(Entries with chart source code)
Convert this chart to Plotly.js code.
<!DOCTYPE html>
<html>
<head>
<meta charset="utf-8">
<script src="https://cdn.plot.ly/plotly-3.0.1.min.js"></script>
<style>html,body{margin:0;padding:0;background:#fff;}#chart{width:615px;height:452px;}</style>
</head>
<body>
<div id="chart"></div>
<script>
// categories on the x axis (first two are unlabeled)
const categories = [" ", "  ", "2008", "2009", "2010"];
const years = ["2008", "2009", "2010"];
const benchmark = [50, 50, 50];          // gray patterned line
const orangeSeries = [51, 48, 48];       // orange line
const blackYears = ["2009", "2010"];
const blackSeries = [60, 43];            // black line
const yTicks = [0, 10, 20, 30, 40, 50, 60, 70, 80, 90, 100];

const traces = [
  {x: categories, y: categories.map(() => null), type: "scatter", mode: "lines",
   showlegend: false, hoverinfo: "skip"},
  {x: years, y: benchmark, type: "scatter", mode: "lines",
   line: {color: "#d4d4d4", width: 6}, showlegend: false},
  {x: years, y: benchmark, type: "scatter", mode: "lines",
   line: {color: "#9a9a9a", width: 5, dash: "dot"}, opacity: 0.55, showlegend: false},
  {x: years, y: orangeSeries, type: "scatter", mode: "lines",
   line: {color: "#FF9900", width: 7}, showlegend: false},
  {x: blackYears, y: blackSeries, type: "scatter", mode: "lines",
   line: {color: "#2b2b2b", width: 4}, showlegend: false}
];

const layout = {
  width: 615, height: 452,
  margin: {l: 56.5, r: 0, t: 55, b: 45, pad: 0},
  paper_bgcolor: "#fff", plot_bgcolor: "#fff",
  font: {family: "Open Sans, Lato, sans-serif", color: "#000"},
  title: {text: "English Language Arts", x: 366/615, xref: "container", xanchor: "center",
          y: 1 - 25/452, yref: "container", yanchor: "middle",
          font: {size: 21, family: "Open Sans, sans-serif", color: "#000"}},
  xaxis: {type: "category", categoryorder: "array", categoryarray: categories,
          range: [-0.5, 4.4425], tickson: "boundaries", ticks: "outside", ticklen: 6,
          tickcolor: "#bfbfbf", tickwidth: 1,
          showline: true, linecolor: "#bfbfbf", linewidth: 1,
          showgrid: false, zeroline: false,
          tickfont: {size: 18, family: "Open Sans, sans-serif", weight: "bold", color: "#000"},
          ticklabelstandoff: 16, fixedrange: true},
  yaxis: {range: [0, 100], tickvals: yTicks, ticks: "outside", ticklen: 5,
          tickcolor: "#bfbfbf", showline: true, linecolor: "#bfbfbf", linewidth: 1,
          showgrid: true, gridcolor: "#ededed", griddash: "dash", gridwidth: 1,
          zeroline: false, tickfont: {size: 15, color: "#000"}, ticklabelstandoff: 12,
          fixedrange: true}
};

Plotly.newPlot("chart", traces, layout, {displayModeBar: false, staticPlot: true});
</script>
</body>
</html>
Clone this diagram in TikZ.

• _Request_: In this exercise, repeat all entries exactly.

• _Solution for this task_:
Convert this chart to Plotly.js code.
<!DOCTYPE html>
<html>
<head>
<meta charset="utf-8">
<script src="https://cdn.plot.ly/plotly-3.0.1.min.js"></script>
<style>html,body{margin:0;padding:0;background:#fff;}#chart{width:615px;height:452px;}</style>
</head>
<body>
<div id="chart"></div>
<script>
// categories on the x axis (first two are unlabeled)
const categories = [" ", "  ", "2008", "2009", "2010"];
const years = ["2008", "2009", "2010"];
const benchmark = [50, 50, 50];          // gray patterned line
const orangeSeries = [51, 48, 48];       // orange line
const blackYears = ["2009", "2010"];
const blackSeries = [60, 43];            // black line
const yTicks = [0, 10, 20, 30, 40, 50, 60, 70, 80, 90, 100];

const traces = [
  {x: categories, y: categories.map(() => null), type: "scatter", mode: "lines",
   showlegend: false, hoverinfo: "skip"},
  {x: years, y: benchmark, type: "scatter", mode: "lines",
   line: {color: "#d4d4d4", width: 6}, showlegend: false},
  {x: years, y: benchmark, type: "scatter", mode: "lines",
   line: {color: "#9a9a9a", width: 5, dash: "dot"}, opacity: 0.55, showlegend: false},
  {x: years, y: orangeSeries, type: "scatter", mode: "lines",
   line: {color: "#FF9900", width: 7}, showlegend: false},
  {x: blackYears, y: blackSeries, type: "scatter", mode: "lines",
   line: {color: "#2b2b2b", width: 4}, showlegend: false}
];

const layout = {
  width: 615, height: 452,
  margin: {l: 56.5, r: 0, t: 55, b: 45, pad: 0},
  paper_bgcolor: "#fff", plot_bgcolor: "#fff",
  font: {family: "Open Sans, Lato, sans-serif", color: "#000"},
  title: {text: "English Language Arts", x: 366/615, xref: "container", xanchor: "center",
          y: 1 - 25/452, yref: "container", yanchor: "middle",
          font: {size: 21, family: "Open Sans, sans-serif", color: "#000"}},
  xaxis: {type: "category", categoryorder: "array", categoryarray: categories,
          range: [-0.5, 4.4425], tickson: "boundaries", ticks: "outside", ticklen: 6,
          tickcolor: "#bfbfbf", tickwidth: 1,
          showline: true, linecolor: "#bfbfbf", linewidth: 1,
          showgrid: false, zeroline: false,
          tickfont: {size: 18, family: "Open Sans, sans-serif", weight: "bold", color: "#000"},
          ticklabelstandoff: 16, fixedrange: true},
  yaxis: {range: [0, 100], tickvals: yTicks, ticks: "outside", ticklen: 5,
          tickcolor: "#bfbfbf", showline: true, linecolor: "#bfbfbf", linewidth: 1,
          showgrid: true, gridcolor: "#ededed", griddash: "dash", gridwidth: 1,
          zeroline: false, tickfont: {size: 15, color: "#000"}, ticklabelstandoff: 12,
          fixedrange: true}
};

Plotly.newPlot("chart", traces, layout, {displayModeBar: false, staticPlot: true});
</script>
</body>
</html>
Clone this diagram in TikZ.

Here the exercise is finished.